- **WHAT THE TASK ASKS**
Nothing after the line with "const xTickLabels = ['75.0', '100.0', '125.0', '150.0'];" belongs in the copy; extract the lines below from the top through that line, pictures left out.
── INFORMATION SUPPLIED ──
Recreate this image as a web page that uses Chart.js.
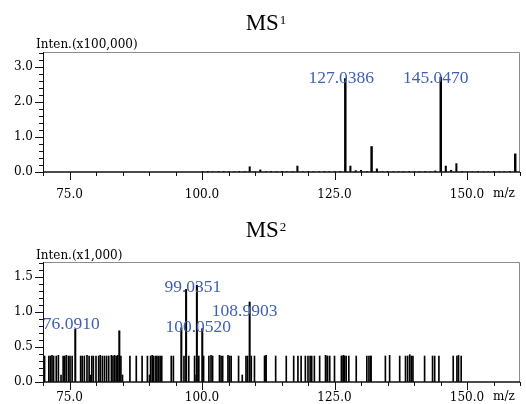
<!DOCTYPE html>
<html><head><meta charset="utf-8">
<script src="https://cdn.jsdelivr.net/npm/chart.js@4/dist/chart.umd.min.js"></script>
<style>
html,body{margin:0;padding:0;background:#fff;width:526px;height:404px;overflow:hidden}
canvas{position:absolute;left:0}
#c1{top:0}
#c2{top:200px}
</style></head><body>
<canvas id="c1" width="526" height="200"></canvas>
<canvas id="c2" width="526" height="204"></canvas>
<script>
// ---------- data ----------
const xTickLabels = ['75.0', '100.0', '125.0', '150.0'];

// MS1 (Inten. x100,000)
const ms1YTickLabels = ['0.0', '1.0', '2.0', '3.0'];
const ms1MajorMz  = [127.0386, 132.0, 145.0470, 159.1];
const ms1MajorInt = [2.68, 0.73, 2.72, 0.52];
const ms1MinorMz  = [109.0, 111.0, 118.0, 128.0, 129.0, 130.0, 133.0, 144.0, 146.0, 147.0, 148.0];
const ms1MinorInt = [0.15, 0.06, 0.17, 0.17, 0.04, 0.05, 0.09, 0.03, 0.17, 0.05, 0.24];
const ms1NoiseMz  = [100.1, 101.1, 102.0, 103.1, 104.1, 105.0, 106.1, 107.0, 108.1, 110.1, 112.1, 113.0, 114.1, 115.1, 116.0, 117.1, 119.1, 120.1, 121.0, 122.1, 123.1, 124.0, 125.1, 126.1, 131.1, 134.1, 135.0, 136.1, 137.1, 138.0, 139.1, 140.1, 141.0, 142.1, 143.1, 149.1, 150.1, 151.0, 152.1, 153.1, 154.0, 155.1, 156.1, 157.0, 158.1];
const ms1NoiseInt = [0.01, 0.02, 0.01, 0.01, 0.02, 0.01, 0.01, 0.02, 0.01, 0.01, 0.01, 0.02, 0.01, 0.02, 0.01, 0.01, 0.01, 0.02, 0.01, 0.01, 0.02, 0.01, 0.01, 0.02, 0.01, 0.01, 0.02, 0.01, 0.01, 0.01, 0.02, 0.01, 0.01, 0.02, 0.01, 0.02, 0.01, 0.01, 0.02, 0.01, 0.01, 0.02, 0.01, 0.01, 0.02];
const ms1LabelMz  = [127.0386, 145.0470];

// MS2 (Inten. x1,000)
const ms2YTickLabels = ['0.0', '0.5', '1.0', '1.5'];
const ms2MajorMz  = [76.0910, 84.4, 96.1, 97.0, 99.0351, 100.0520, 108.9903];
const ms2MajorInt = [0.75, 0.73, 0.77, 1.32, 1.38, 0.76, 1.14];
const ms2NoiseMz  = [70.3, 71.1, 71.4, 71.7, 72.0, 72.5, 72.9, 73.4, 73.8, 74.1, 74.4, 74.8, 75.1, 75.5, 77.1, 77.4, 77.8, 78.3, 78.7, 78.9, 79.2, 79.5, 80.0, 80.5, 80.8, 81.2, 81.6, 82.0, 82.4, 82.9, 83.2, 83.5, 83.8, 84.1, 84.7, 85.0, 86.4, 87.6, 88.7, 89.7, 90.1, 90.3, 90.6, 90.9, 91.3, 91.5, 91.8, 92.1, 92.4, 94.2, 94.6, 96.6, 97.5, 98.6, 98.9, 99.4, 100.3, 101.3, 101.7, 102.0, 103.3, 103.6, 103.9, 104.9, 105.2, 105.5, 106.9, 107.6, 108.3, 108.6, 109.3, 109.9, 111.8, 111.9, 112.1, 113.9, 115.9, 117.3, 118.1, 118.7, 119.5, 120.0, 120.4, 120.7, 121.2, 122.2, 123.3, 123.6, 123.7, 124.1, 125.0, 126.3, 126.4, 126.7, 126.9, 127.2, 127.7, 129.1, 131.1, 131.5, 131.8, 131.9, 134.6, 135.4, 137.3, 138.4, 138.8, 139.2, 139.5, 139.8, 142.0, 143.5, 143.9, 144.7, 147.4, 148.1, 148.4, 148.9];
const ms2NoiseInt = [0.37, 0.37, 0.37, 0.38, 0.37, 0.37, 0.38, 0.10, 0.37, 0.37, 0.38, 0.37, 0.37, 0.37, 0.37, 0.37, 0.37, 0.38, 0.37, 0.10, 0.37, 0.37, 0.37, 0.37, 0.38, 0.37, 0.37, 0.37, 0.37, 0.38, 0.37, 0.38, 0.37, 0.38, 0.37, 0.10, 0.37, 0.37, 0.37, 0.37, 0.10, 0.37, 0.38, 0.37, 0.37, 0.37, 0.37, 0.37, 0.37, 0.37, 0.37, 0.37, 0.37, 0.37, 0.10, 0.37, 0.37, 0.37, 0.38, 0.37, 0.38, 0.37, 0.37, 0.38, 0.37, 0.37, 0.37, 0.10, 0.37, 0.37, 0.37, 0.37, 0.37, 0.37, 0.38, 0.37, 0.37, 0.37, 0.37, 0.37, 0.37, 0.37, 0.37, 0.37, 0.37, 0.37, 0.38, 0.37, 0.37, 0.37, 0.37, 0.37, 0.37, 0.38, 0.37, 0.37, 0.37, 0.37, 0.37, 0.37, 0.37, 0.37, 0.37, 0.38, 0.37, 0.37, 0.37, 0.39, 0.37, 0.37, 0.37, 0.37, 0.37, 0.37, 0.37, 0.37, 0.38, 0.37, 0.37, 0.37];
const ms2LabelMz  = [76.0910, 99.0351, 100.0520, 108.9903];

// ---------- styling ----------
const TICK_FONT = 'DejaVu Serif';
const LABEL_FONT = 'Liberation Serif';
const BLUE = '#3f5fb6';
// label offsets (px) relative to peak top: [dx, dy]
const ms1LabelOffsets = [[-4, 0], [-5, 1.5]];
const ms2LabelOffsets = [[-4, -5], [-4, 2.5], [-4, -1], [-5, 9]];

Chart.defaults.font.family = TICK_FONT;

function pts(mz, it) { return mz.map((m, i) => ({x: m, y: it[i]})); }
function isLabel(v, labels) { return labels.includes(Number(v).toFixed(1)); }

function makeChart(id, cfg) {
  const specPlugin = {
    id: 'spec' + id,
    afterDraw(chart) {
      const {ctx, chartArea: a, scales: {x, y}} = chart;
      ctx.save();
      // gray frame (top, right)
      ctx.strokeStyle = '#8c8c8c'; ctx.lineWidth = 1;
      ctx.beginPath();
      ctx.moveTo(a.left, a.top + 0.5); ctx.lineTo(a.right - 0.5, a.top + 0.5); ctx.lineTo(a.right - 0.5, a.bottom);
      ctx.stroke();
      // axes
      ctx.strokeStyle = '#111';
      ctx.lineWidth = 1;
      ctx.beginPath(); ctx.moveTo(a.left + 0.5, a.top); ctx.lineTo(a.left + 0.5, a.bottom); ctx.stroke();
      ctx.lineWidth = 1.6;
      ctx.beginPath(); ctx.moveTo(a.left, a.bottom); ctx.lineTo(a.right, a.bottom); ctx.stroke();
      // ticks
      ctx.lineWidth = 1;
      x.ticks.forEach(t => {
        const px = Math.round(x.getPixelForValue(t.value)) + 0.5;
        const len = isLabel(t.value, xTickLabels) ? 8 : 4;
        ctx.beginPath(); ctx.moveTo(px, a.bottom); ctx.lineTo(px, a.bottom + len); ctx.stroke();
      });
      y.ticks.forEach(t => {
        const py = Math.round(y.getPixelForValue(t.value)) + 0.5;
        const len = isLabel(t.value, cfg.yLabels) ? 8 : 4;
        ctx.beginPath(); ctx.moveTo(a.left, py); ctx.lineTo(a.left - len, py); ctx.stroke();
      });
      // peak labels
      ctx.fillStyle = BLUE;
      ctx.font = '17.5px "' + LABEL_FONT + '"';
      ctx.textAlign = 'center'; ctx.textBaseline = 'middle';
      cfg.labelMz.forEach((m, i) => {
        const k = cfg.majorMz.indexOf(m);
        const px = x.getPixelForValue(m) + cfg.labelOffsets[i][0];
        const py = y.getPixelForValue(cfg.majorInt[k]) + cfg.labelOffsets[i][1];
        ctx.fillText(m.toFixed(4), px, py);
      });
      // title
      ctx.fillStyle = '#000';
      ctx.textAlign = 'left'; ctx.textBaseline = 'alphabetic';
      ctx.font = '23px "' + LABEL_FONT + '"';
      const w1 = ctx.measureText('MS').width;
      ctx.font = '13px "' + LABEL_FONT + '"';
      const w2 = ctx.measureText(cfg.sup).width;
      const tx = 266 - (w1 + 1 + w2) / 2;
      ctx.font = '23px "' + LABEL_FONT + '"';
      ctx.fillText('MS', tx, cfg.titleY);
      ctx.font = '13px "' + LABEL_FONT + '"';
      ctx.fillText(cfg.sup, tx + w1 + 1, cfg.titleY - 6.5);
      // axis captions
      ctx.font = '12px "' + TICK_FONT + '"';
      ctx.fillText(cfg.yTitle, 36, cfg.yTitleY);
      ctx.fillText('m/z', 493, a.bottom + cfg.mzDy);
      ctx.restore();
    }
  };
  return new Chart(document.getElementById(id), {
    type: 'bar',
    data: {
      datasets: cfg.datasets
    },
    options: {
      responsive: false,
      animation: false,
      devicePixelRatio: 1,
      layout: {padding: {left: 0, right: 6, top: cfg.padTop, bottom: 0}},
      plugins: {legend: {display: false}, tooltip: {enabled: false}, title: {display: false}},
      datasets: {bar: {grouped: false}},
      scales: {
        x: {
          type: 'linear', min: 70, max: 160, offset: false,
          grid: {display: false, drawTicks: true, tickLength: cfg.xTickLen},
          border: {display: false},
          ticks: {
            stepSize: 5, autoSkip: false, maxRotation: 0, includeBounds: false,
            padding: cfg.xTickPad, color: '#000', font: {family: TICK_FONT, size: 12},
            callback: v => isLabel(v, xTickLabels) ? Number(v).toFixed(1) : ''
          },
          afterFit: s => { s.height = cfg.xHeight; s.paddingRight = 0; s.paddingLeft = 0; }
        },
        y: {
          type: 'linear', min: 0, max: cfg.yMax,
          grid: {display: false, drawTicks: false},
          border: {display: false},
          ticks: {
            stepSize: cfg.yStep, autoSkip: false, includeBounds: false,
            padding: 10, color: '#000', font: {family: TICK_FONT, size: 12},
            callback: v => isLabel(v, cfg.yLabels) ? Number(v).toFixed(1) : ''
          },
          afterFit: s => { s.width = 43; s.paddingTop = 0; s.paddingBottom = 0; }
        }
      }
    },
    plugins: [specPlugin]
  });
}

makeChart('c1', {
  padTop: 52, xHeight: 28, yMax: 3.44, yStep: 0.2, yLabels: ms1YTickLabels,
  xTickLen: 10, xTickPad: 6, mzDy: 25,
  titleY: 30, sup: '1', yTitle: 'Inten.(x100,000)', yTitleY: 48,
  majorMz: ms1MajorMz, majorInt: ms1MajorInt, labelMz: ms1LabelMz, labelOffsets: ms1LabelOffsets,
  datasets: [
    {data: pts(ms1NoiseMz, ms1NoiseInt), backgroundColor: '#000', barThickness: 1, borderWidth: 0},
    {data: pts(ms1MinorMz, ms1MinorInt), backgroundColor: '#000', barThickness: 1.4, borderWidth: 0},
    {data: pts(ms1MajorMz, ms1MajorInt), backgroundColor: '#000', barThickness: 1.8, borderWidth: 0}
  ]
});

makeChart('c2', {
  padTop: 62, xHeight: 22, yMax: 1.71, yStep: 0.1, yLabels: ms2YTickLabels,
  xTickLen: 4, xTickPad: 5, mzDy: 18,
  titleY: 37, sup: '2', yTitle: 'Inten.(x1,000)', yTitleY: 59,
  majorMz: ms2MajorMz, majorInt: ms2MajorInt, labelMz: ms2LabelMz, labelOffsets: ms2LabelOffsets,
  datasets: [
    {data: pts(ms2NoiseMz, ms2NoiseInt), backgroundColor: '#000', barThickness: 1, borderWidth: 0},
    {data: pts(ms2MajorMz, ms2MajorInt), backgroundColor: '#000', barThickness: 1.4, borderWidth: 0}
  ]
});
</script>
</body></html>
───
- **ANSWER TO THIS EXERCISE**
Recreate this image as a web page that uses Chart.js.
<!DOCTYPE html>
<html><head><meta charset="utf-8">
<script src="https://cdn.jsdelivr.net/npm/chart.js@4/dist/chart.umd.min.js"></script>
<style>
html,body{margin:0;padding:0;background:#fff;width:526px;height:404px;overflow:hidden}
canvas{position:absolute;left:0}
#c1{top:0}
#c2{top:200px}
</style></head><body>
<canvas id="c1" width="526" height="200"></canvas>
<canvas id="c2" width="526" height="204"></canvas>
<script>
// ---------- data ----------
const xTickLabels = ['75.0', '100.0', '125.0', '150.0'];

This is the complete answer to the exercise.